Norwegische Zentralbank bleibt der Erfolg verwehrt

Wie schmal der Grad zwischen Erfolg und Misserfolg sein kann, zeigt ein Blick nach Norwegen. Die dortige Zentralbank Norges Bank hat die Zinsen deutlicher erhöht als die SNB und einen sehr restriktiven Kurs gefahren. Der norwegischen Krone hat dies nicht geholfen. Inflation und Zinssätze sind zwar wichtige und in den letzten Jahren dominierende Treiber der Wechselkurse gewesen. Es gibt aber kein einheitliches Modell zur Bestimmung eines fairen Werts einzelner Währungen, ergänzt Leuchtmann. Ohne detaillierte Einzelanalyse der Faktoren kann man schnell daneben liegen. 

Nach der starken Aufwertung im letzten Jahr hat der Franken seit Jahresbeginn gegenüber den G10-Währungen leicht nachgegeben. Bis Ende Jahr ist gemäss den von cash.ch hier befragten Devisenstrategen mit einem leicht schwächeren Franken zu rechnen. 

Solange die Schweizer Währungshüter eine konsequente, glaubwürdige Politik verfolgen, kann langfristig von einem starken Franken ausgegangen werden. Dazu tragen neben der tiefen Staatsverschuldung die drei Punkte hohe Produktivität der Wirtschaft, hohe Kaufkraft und tiefe Kerninflation bei.

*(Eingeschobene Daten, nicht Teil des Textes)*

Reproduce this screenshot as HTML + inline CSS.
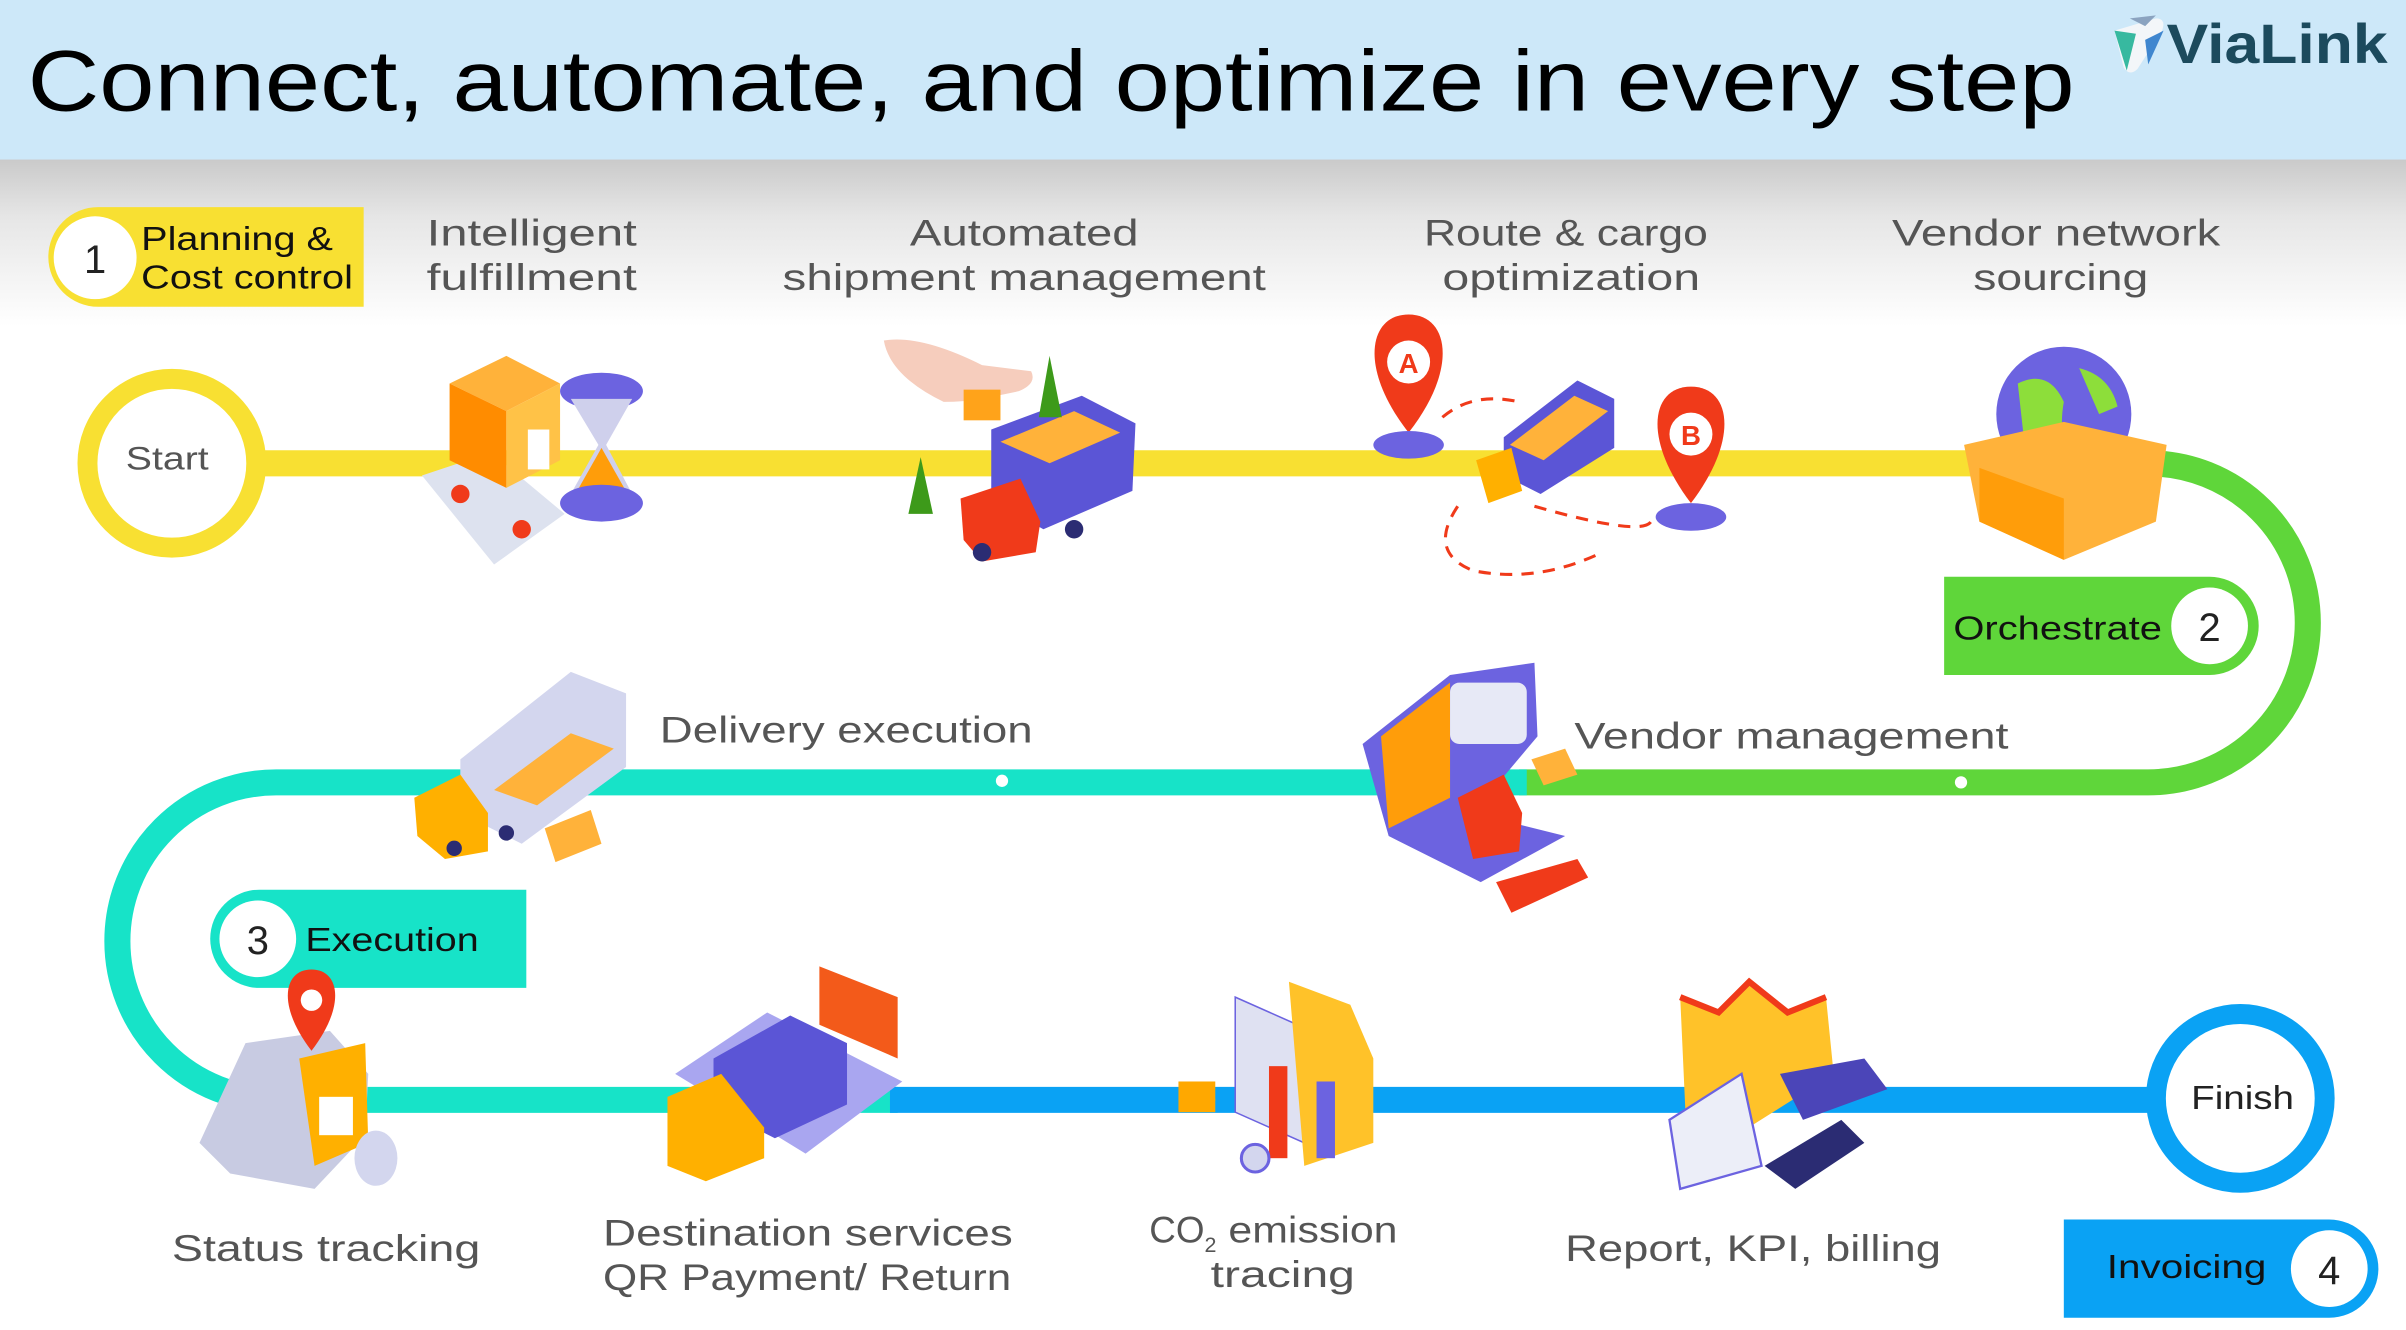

Erfolgt die Aufwertung in kleinen Schritten, so ist auch gewährleistet, dass der Schweizer Franken gemessen an den realen effektiven Wechselkurse nahe seines fairen Wertes gehandelt wird. Die Schweizerische Nationalbank verfolgt dieses Ziel konsequent: Sie hat jüngst immer wieder signalisiert, dass sie einer gemässigten Frankenaufwertung nicht im Wege steht.